### What to produce:
Please write out the lines of the data exactly, beginning with the first and ending with the line containing "import pandas as pd"; leave the pictures behind.

---- Data shown

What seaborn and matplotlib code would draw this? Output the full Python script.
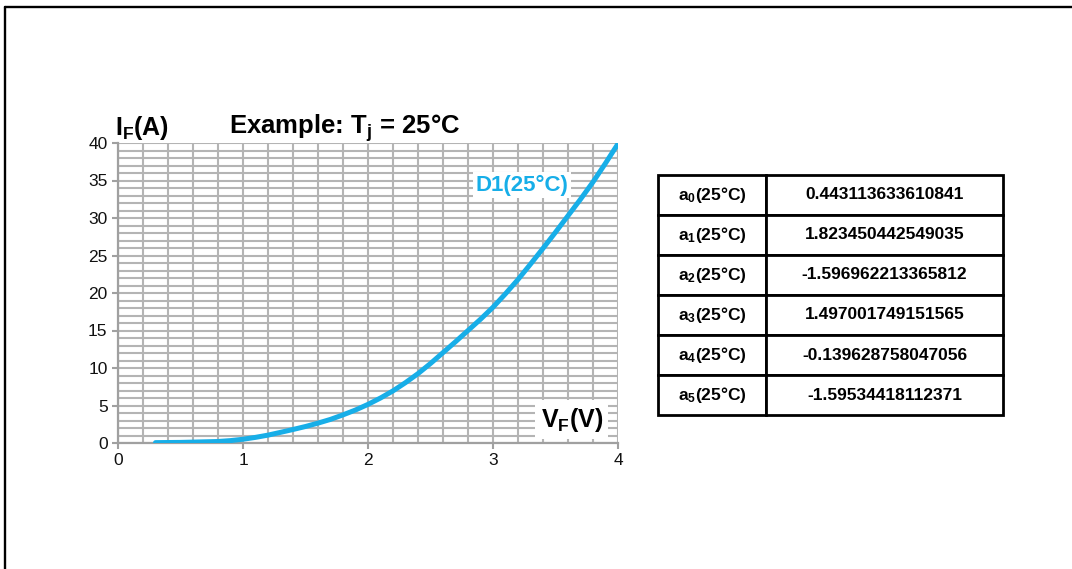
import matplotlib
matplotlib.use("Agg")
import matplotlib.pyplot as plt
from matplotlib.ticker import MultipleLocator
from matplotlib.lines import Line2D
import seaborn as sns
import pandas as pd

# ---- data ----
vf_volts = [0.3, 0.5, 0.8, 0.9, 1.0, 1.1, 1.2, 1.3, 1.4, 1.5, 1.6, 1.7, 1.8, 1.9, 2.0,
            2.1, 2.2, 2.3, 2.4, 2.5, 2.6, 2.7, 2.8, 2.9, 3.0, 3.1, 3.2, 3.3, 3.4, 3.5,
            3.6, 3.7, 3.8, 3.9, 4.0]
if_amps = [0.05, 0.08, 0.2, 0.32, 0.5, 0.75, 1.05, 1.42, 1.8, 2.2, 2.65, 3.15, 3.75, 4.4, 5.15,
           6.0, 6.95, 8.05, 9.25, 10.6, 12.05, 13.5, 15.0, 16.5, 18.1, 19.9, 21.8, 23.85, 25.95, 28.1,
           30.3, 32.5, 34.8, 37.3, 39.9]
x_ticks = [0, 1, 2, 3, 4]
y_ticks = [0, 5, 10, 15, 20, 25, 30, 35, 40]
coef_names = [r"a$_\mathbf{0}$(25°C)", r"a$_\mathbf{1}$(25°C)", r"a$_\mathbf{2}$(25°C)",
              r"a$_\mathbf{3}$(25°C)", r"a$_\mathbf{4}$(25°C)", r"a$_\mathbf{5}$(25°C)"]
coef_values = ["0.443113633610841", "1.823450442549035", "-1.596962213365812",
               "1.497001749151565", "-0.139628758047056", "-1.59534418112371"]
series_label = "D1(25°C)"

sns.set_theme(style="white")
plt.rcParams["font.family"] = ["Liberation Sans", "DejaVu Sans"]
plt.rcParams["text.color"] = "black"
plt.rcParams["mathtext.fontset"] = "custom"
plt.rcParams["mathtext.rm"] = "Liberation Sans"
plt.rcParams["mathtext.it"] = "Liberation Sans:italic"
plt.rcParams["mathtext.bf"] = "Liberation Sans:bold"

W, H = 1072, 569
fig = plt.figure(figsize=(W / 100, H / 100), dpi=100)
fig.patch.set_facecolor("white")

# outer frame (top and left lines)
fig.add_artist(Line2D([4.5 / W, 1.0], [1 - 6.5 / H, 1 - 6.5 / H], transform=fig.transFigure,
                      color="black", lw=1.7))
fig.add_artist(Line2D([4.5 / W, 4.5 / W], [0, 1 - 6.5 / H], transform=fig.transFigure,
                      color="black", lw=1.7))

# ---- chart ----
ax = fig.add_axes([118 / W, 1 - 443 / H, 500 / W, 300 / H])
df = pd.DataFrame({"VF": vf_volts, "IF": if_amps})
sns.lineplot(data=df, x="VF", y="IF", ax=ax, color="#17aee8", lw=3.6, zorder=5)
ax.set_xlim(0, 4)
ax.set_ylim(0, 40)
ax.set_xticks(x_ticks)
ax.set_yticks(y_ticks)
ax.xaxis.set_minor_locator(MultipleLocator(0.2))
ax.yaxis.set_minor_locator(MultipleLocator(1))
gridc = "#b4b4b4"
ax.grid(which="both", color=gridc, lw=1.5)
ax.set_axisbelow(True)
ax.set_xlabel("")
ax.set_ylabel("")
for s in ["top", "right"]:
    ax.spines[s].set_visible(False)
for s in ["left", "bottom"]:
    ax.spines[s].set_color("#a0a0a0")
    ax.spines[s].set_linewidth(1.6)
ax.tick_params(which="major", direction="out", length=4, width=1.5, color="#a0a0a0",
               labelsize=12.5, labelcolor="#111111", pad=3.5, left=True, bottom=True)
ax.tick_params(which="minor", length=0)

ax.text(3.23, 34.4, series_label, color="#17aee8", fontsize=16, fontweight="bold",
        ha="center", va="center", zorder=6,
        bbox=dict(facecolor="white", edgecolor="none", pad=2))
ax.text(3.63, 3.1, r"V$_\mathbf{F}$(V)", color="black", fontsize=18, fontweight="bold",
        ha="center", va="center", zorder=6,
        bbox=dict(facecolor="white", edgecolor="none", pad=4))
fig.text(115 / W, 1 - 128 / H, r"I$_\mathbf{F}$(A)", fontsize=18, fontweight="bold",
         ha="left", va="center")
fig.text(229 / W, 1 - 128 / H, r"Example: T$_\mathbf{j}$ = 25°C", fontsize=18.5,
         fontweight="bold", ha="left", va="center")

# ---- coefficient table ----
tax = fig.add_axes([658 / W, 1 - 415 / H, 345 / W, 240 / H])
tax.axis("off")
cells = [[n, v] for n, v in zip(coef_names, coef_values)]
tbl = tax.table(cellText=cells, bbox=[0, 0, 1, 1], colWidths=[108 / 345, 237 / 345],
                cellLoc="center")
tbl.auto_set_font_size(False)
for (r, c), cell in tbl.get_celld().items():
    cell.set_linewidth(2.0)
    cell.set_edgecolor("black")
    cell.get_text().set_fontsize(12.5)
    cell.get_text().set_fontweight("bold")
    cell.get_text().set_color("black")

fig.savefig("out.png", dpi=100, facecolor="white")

--------

### Written solution:
What seaborn and matplotlib code would draw this? Output the full Python script.
import matplotlib
matplotlib.use("Agg")
import matplotlib.pyplot as plt
from matplotlib.ticker import MultipleLocator
from matplotlib.lines import Line2D
import seaborn as sns
import pandas as pd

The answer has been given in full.